あれは若い頃、魅せられたように天河弁財天に通い詰めていた。
といっても、仕事が忙しかったので、月参りのように頻繁に行けるわけでもなく、年に数回程度のことだったけど、若いのでそんなにお金もなく、行くだけで大変な思いをしていた。
それでも恋しくて、天川に行きたいなと常に思っていた。
天川は音が溢れている 美内すずえ『宇宙神霊記』のサイレン
あるとき民宿のIさん宅に滞在していた。
泊まっていたのは道に面した部屋だった。
道に面しているといっても、田舎のこととて夜になると人通りもなく静かな夜だった。
そんなに人が泊まっていない日で、居間でお借りした本を寝床の中で読み、遅くなったので電気を消して寝ようとした。
寝ようとしていると、色々な音が聞こえてきた。
昔々に読んだ阿含の桐山さんの本には、修行をすると地球の自転の音が聞こえるようになるらしいが、修行なんかしなくても都会でもすごく静かな夜だと聞こえる日がある。
耳鳴りだといってしまったらそれまでだけど。
その日は一種類だけでなく、低い音から高い音まで、様々な音が聞こえてきた。
生きものの声でもなく、かといって無機質というわけでもない。
そういえば、天川は音が溢れているというけど、このことかと思った
高い周波数から低い周波数まで。
ほんとうに音が溢れているという感じだった。
名前はわからないけど様々な星の音のようだった。
音を聞きながら眠りについた。
次の日、天川村の道を歩いているとすごく大きな音でサイレンが鳴りはじめた。

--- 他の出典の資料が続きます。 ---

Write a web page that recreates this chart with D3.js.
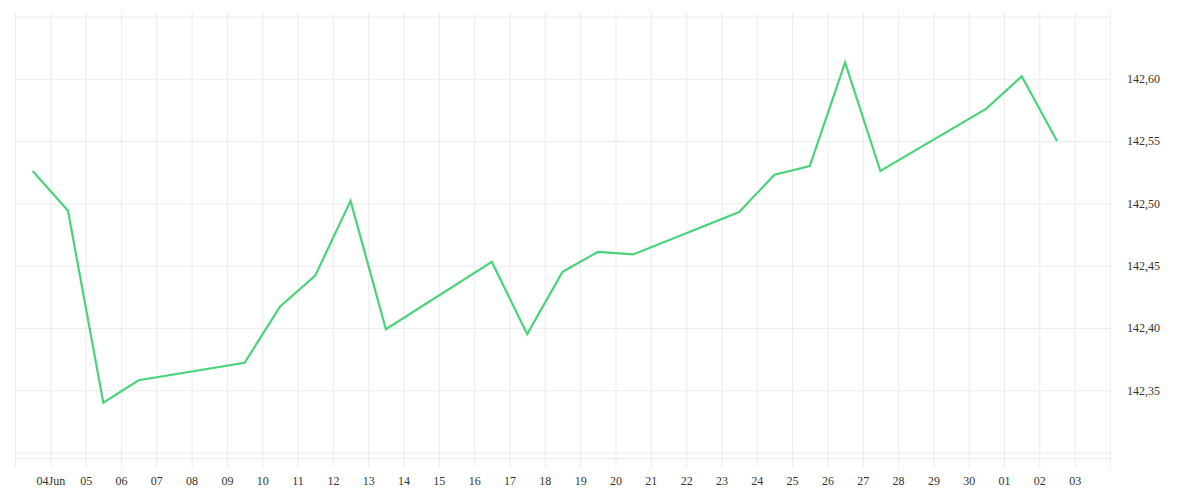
<!DOCTYPE html>
<html>
<head>
<meta charset="utf-8">
<script src="https://cdn.jsdelivr.net/npm/d3@7"></script>
<style>
  body { margin: 0; background: #fff; }
  text { font-family: "Liberation Serif", serif; }
</style>
</head>
<body>
<script>
// daily closes
var dates = ["2024-06-03", "2024-06-04", "2024-06-05", "2024-06-06", "2024-06-09",
             "2024-06-10", "2024-06-11", "2024-06-12", "2024-06-13", "2024-06-16",
             "2024-06-17", "2024-06-18", "2024-06-19", "2024-06-20", "2024-06-23",
             "2024-06-24", "2024-06-25", "2024-06-26", "2024-06-27", "2024-06-30",
             "2024-07-01", "2024-07-02"];
var values = [142.526, 142.494, 142.340, 142.358, 142.372,
              142.417, 142.442, 142.502, 142.399, 142.453,
              142.395, 142.445, 142.461, 142.459, 142.493,
              142.523, 142.530, 142.613, 142.526, 142.576,
              142.602, 142.550];
var yTicks = [142.30, 142.35, 142.40, 142.45, 142.50, 142.55, 142.60, 142.65];
var xStart = "2024-06-03";
var xEnd = "2024-07-04";

var w = 1200;
var h = 500;
var plotLeft = 15, plotRight = 1110;
var plotTop = 16.5, plotBottom = 452.5;
var gridTop = 12, gridBottom = 468;
var gridColor = "#ececec";
var textColor = "#333";

var parse = d3.timeParse("%Y-%m-%d");
var data = dates.map(function(d, i) {
	return { date: d3.timeHour.offset(parse(d), 12), value: values[i] };
});

var svg = d3.select("body")
	.append("svg")
	.attr("width", w)
	.attr("height", h);

var x = d3.scaleTime()
	.domain([parse(xStart), parse(xEnd)])
	.range([plotLeft, plotRight]);

var y = d3.scaleLinear()
	.domain([yTicks[0], yTicks[yTicks.length - 1]])
	.range([plotBottom, plotTop]);

var days = d3.timeDay.range(parse(xStart), d3.timeDay.offset(parse(xEnd), 1));
var fmtFirst = d3.timeFormat("%d%b");
var fmtDay = d3.timeFormat("%d");

// vertical grid + day labels
var xAxis = svg.append("g")
	.attr("transform", "translate(0," + gridBottom + ")")
	.call(d3.axisBottom(x)
		.tickValues(days)
		.tickSize(-(gridBottom - gridTop))
		.tickPadding(8)
		.tickFormat(function(d, i) {
			if (i === 0 || i === days.length - 1) return "";
			return i === 1 ? fmtFirst(d) : fmtDay(d);
		}));
xAxis.select(".domain").remove();
xAxis.selectAll("line").attr("stroke", gridColor);
xAxis.selectAll("text")
	.attr("fill", textColor)
	.attr("font-size", "12px")
	.attr("font-family", "Liberation Serif, serif");

// horizontal grid + price labels
var yAxis = svg.append("g")
	.attr("transform", "translate(" + plotRight + ",0)")
	.call(d3.axisRight(y)
		.tickValues(yTicks)
		.tickSize(-(plotRight - plotLeft))
		.tickPadding(17)
		.tickFormat(function(d, i) {
			if (i === 0 || i === yTicks.length - 1) return "";
			return d.toFixed(2).replace(".", ",");
		}));
yAxis.select(".domain").remove();
yAxis.selectAll("line").attr("stroke", gridColor);
yAxis.selectAll("text")
	.attr("fill", textColor)
	.attr("font-size", "12px")
	.attr("font-family", "Liberation Serif, serif");

// bottom edge of the plot
svg.append("line")
	.attr("x1", plotLeft)
	.attr("x2", plotRight)
	.attr("y1", plotBottom + 6)
	.attr("y2", plotBottom + 6)
	.attr("stroke", gridColor);

// price line
var line = d3.line()
	.x(function(d) { return x(d.date); })
	.y(function(d) { return y(d.value); });

svg.append("path")
	.datum(data)
	.attr("fill", "none")
	.attr("stroke", "#4ad37b")
	.attr("stroke-width", 2.2)
	.attr("stroke-linejoin", "miter")
	.attr("d", line);
</script>
</body>
</html>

あまりに大きな音なので何かの警報のサイレンで村営放送でながしているんだと思った。
それがなかなか鳴りやまなかった。
こんなにうるさいのに誰も文句を言わないんだなあ、何か事情でもあるんだろうと思っていた。
それにしてもずっとなり続けていた。
サイレンのなる中、天河弁財天(天河神社)に御参りにいった。
御参りを終えるとちょうど宮司様がいらっしゃったところだった。
あまりにサイレンが喧しいので、目礼でご挨拶して神社を出た。
お忙しいかたで、飛び回ってみえるときいたけど、今日はいらっしゃるんだなあと思った。

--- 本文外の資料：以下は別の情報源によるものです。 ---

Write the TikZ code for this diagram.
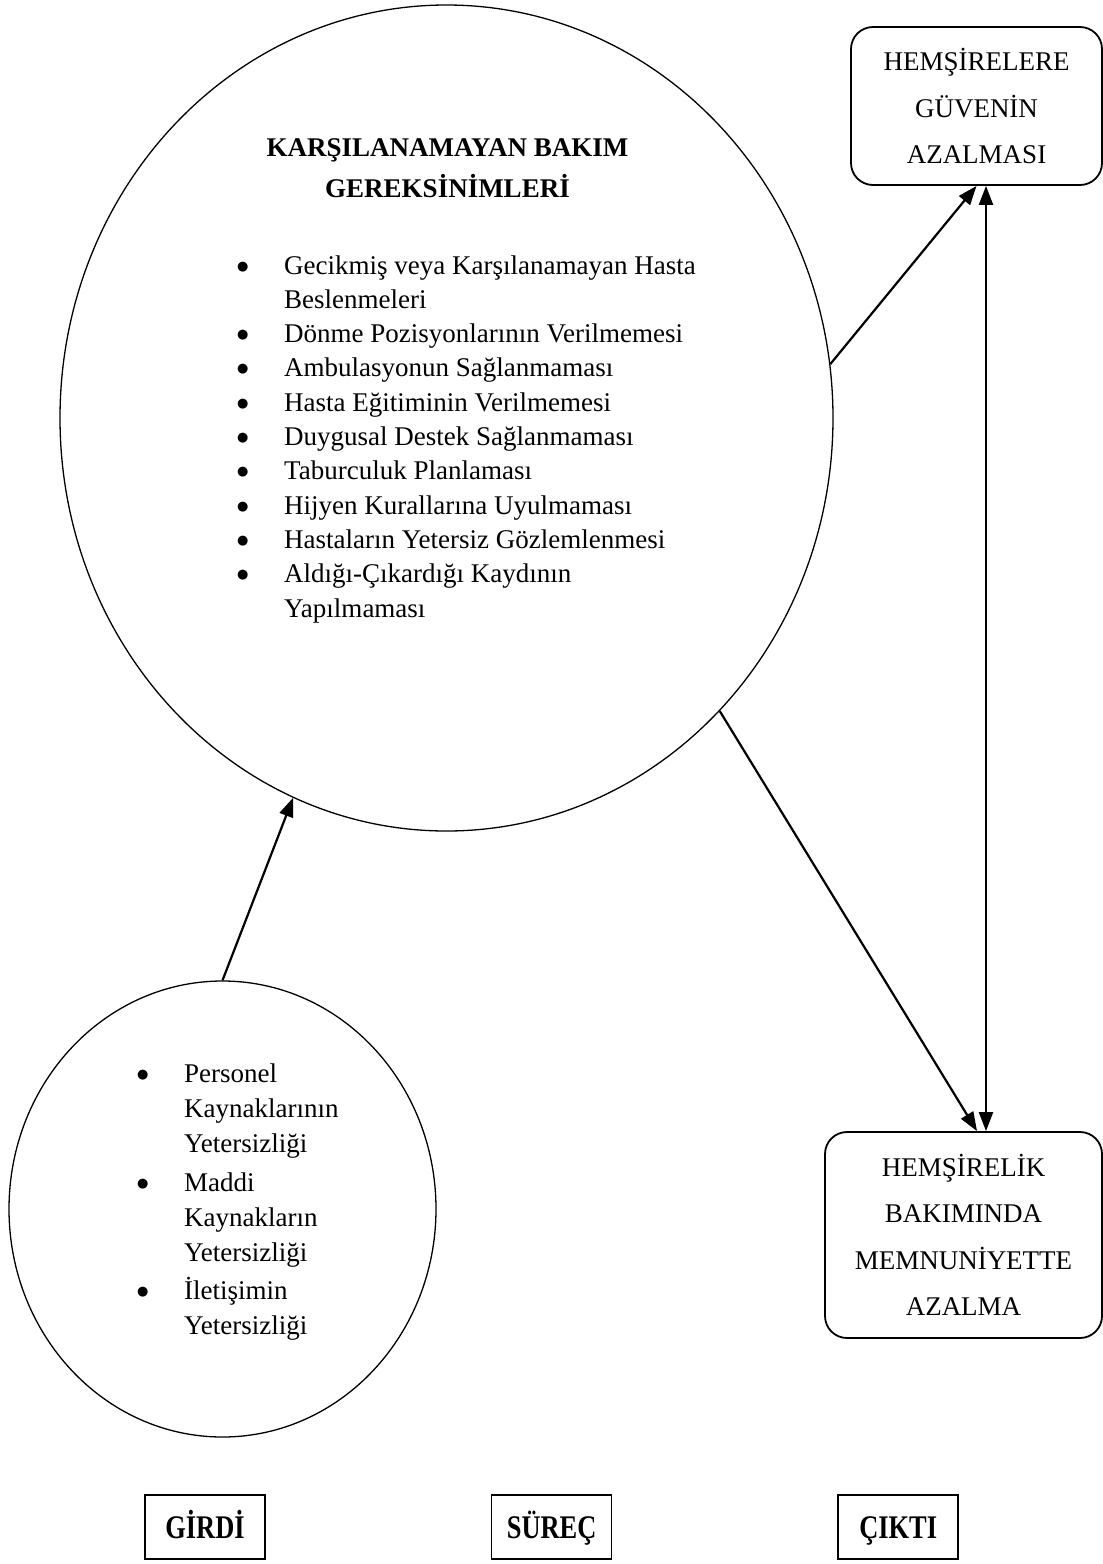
\documentclass[tikz,border=0pt]{standalone}
\usepackage{fontspec}
\setmainfont{Liberation Serif}
\newfontfamily\dotfont{DejaVu Sans}
\usepackage{tikz}
\usetikzlibrary{positioning}
\usetikzlibrary{shapes.geometric, arrows.meta}
\newcommand{\blt}{\raisebox{4pt}{\dotfont\fontsize{13}{13}\selectfont ●}}
\newcommand{\narrow}[1]{\scalebox{0.8}[1]{#1}}

\begin{document}
\begin{tikzpicture}[x=1pt,y=1pt,>={Triangle[length=19pt,width=14pt]},node distance=225pt,
    bubble/.style = {draw, ellipse, line width=1.3pt, inner sep=0pt},
    outbox/.style = {draw, rounded corners=22pt, line width=1.8pt, align=center, font=\fontsize{27}{46.5}\selectfont},
    tag/.style = {draw, line width=1.6pt, minimum width=120pt, minimum height=64pt, text height=22pt, text depth=0pt, font=\bfseries\fontsize{33}{36}\selectfont},
    flow/.style = {->, line width=2.2pt}]
        \useasboundingbox (0,0) rectangle (1103,-1564);
        \node[bubble, minimum width=773pt, minimum height=826pt] (big) at (446.5,-418) {};
        \node[bubble, minimum width=427pt, minimum height=456pt] (small) at (222.5,-1209) {};
        \node[anchor=base, inner sep=0pt, font=\bfseries\fontsize{27}{41}\selectfont] (title) at (447.5,-156)
            {\begin{tabular}[t]{@{}c@{}}KARŞILANAMAYAN BAKIM\\GEREKSİNİMLERİ\end{tabular}};
        \node[anchor=base west, inner sep=0pt, font=\fontsize{27}{34.3}\selectfont] (needs) at (237,-274)
            {\begin{tabular}[t]{@{}p{47pt}@{}l@{}}
            \blt & Gecikmiş veya Karşılanamayan Hasta\\
                 & Beslenmeleri\\
            \blt & Dönme Pozisyonlarının Verilmemesi\\
            \blt & Ambulasyonun Sağlanmaması\\
            \blt & Hasta Eğitiminin Verilmemesi\\
            \blt & Duygusal Destek Sağlanmaması\\
            \blt & Taburculuk Planlaması\\
            \blt & Hijyen Kurallarına Uyulmaması\\
            \blt & Hastaların Yetersiz Gözlemlenmesi\\
            \blt & Aldığı-Çıkardığı Kaydının\\
                 & Yapılmaması
            \end{tabular}};
        \node[anchor=base west, inner sep=0pt, font=\fontsize{27}{35}\selectfont] (inputs) at (137,-1082)
            {\begin{tabular}[t]{@{}p{47pt}@{}l@{}}
            \blt & Personel\\
                 & Kaynaklarının\\
                 & Yetersizliği\\[4pt]
            \blt & Maddi\\
                 & Kaynakların\\
                 & Yetersizliği\\[3pt]
            \blt & İletişimin\\
                 & Yetersizliği
            \end{tabular}};
        \node[outbox, minimum width=251pt, minimum height=158pt] (trust) at (976.5,-106) {HEMŞİRELERE\\GÜVENİN\\AZALMASI};
        \node[outbox, minimum width=277pt, minimum height=206pt] (satis) at (963.5,-1235) {HEMŞİRELİK\\BAKIMINDA\\MEMNUNİYETTE\\AZALMA};
        \node[tag] (girdi) at (205,-1527) {\narrow{GİRDİ}};
        \node[tag, right=of girdi] (surec) {\narrow{SÜREÇ}};
        \node[tag, right=of surec] (cikti) {\narrow{ÇIKTI}};
        \coordinate (v) at ([xshift=9.5pt]trust.south);
        \draw[flow] (small.north) -- (big.248);
        \draw[flow] (big.8) -- (trust.south);
        \draw[flow] (big.313) -- ([xshift=13.5pt]satis.north);
        \draw[flow, <->] (v) -- (v |- satis.north);
\end{tikzpicture}
\end{document}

そしてサイレンのうるさいまま、村を出て、私は自宅へと帰った。
あとになってから思い出したけど、美内すずえさんの『宇宙神霊記』で同じことが書いてあった。
美内さんも天川村の民宿にいたけど、サイレンがあまりにうるさいので、下市口の喫茶店までいって仕事をしていたそうだ。
そのことを宮司様に話したら、サイレンがなっているとき宮司様たちは御神業に入ったと言う。

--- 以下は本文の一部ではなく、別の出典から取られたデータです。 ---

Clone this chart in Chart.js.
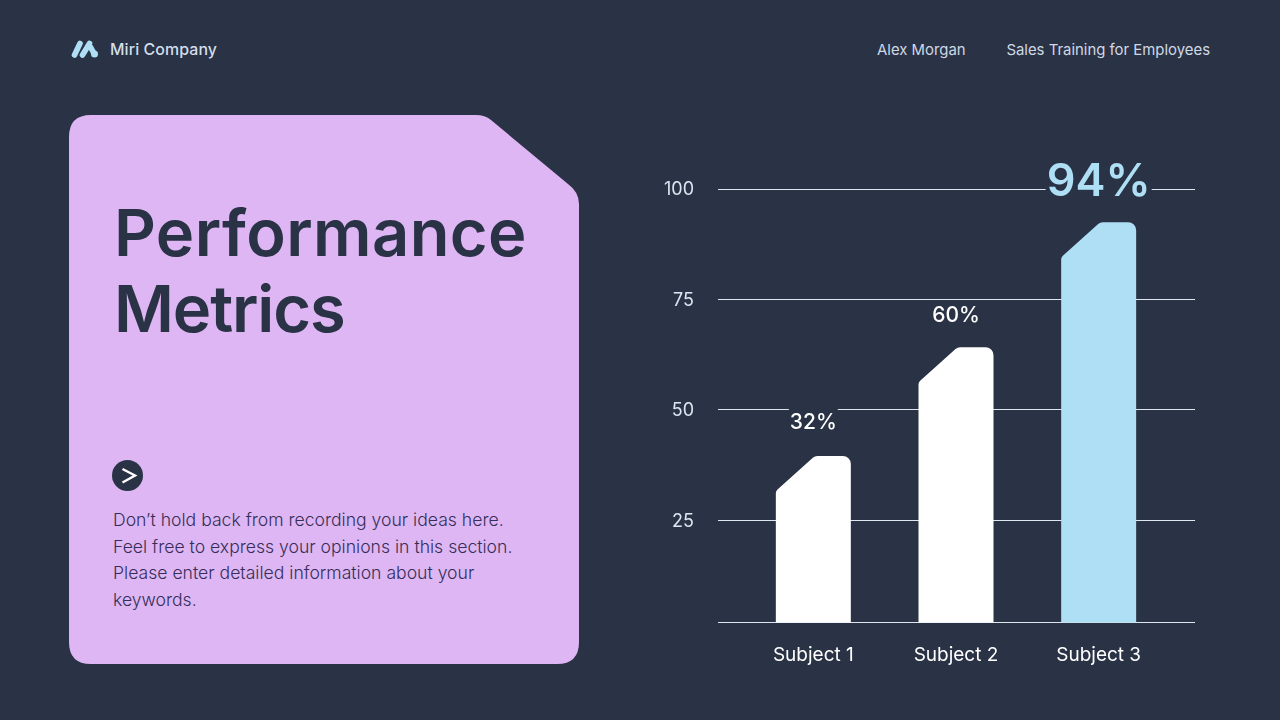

サイレンが止んで「そのとき世界のどこかで救われた地域があるかもしれません」と言われたという。
私もあまりにうるさかったので、てっきり村営放送のサイレンがなっているとばかり思いこんでいたけど、世界のどこかで異変があって、サイレンがやんだときに救われた地域でもあったのかもしれない。
宮司様にサイレンのことを確認すればよかったけど、あまりにサイレンがうるさいので、目礼しただけで、そそくさと帰ってしまった。その後、宮司様はご神業に入られたのかもしれない。
天川は音が溢れているなあと思った。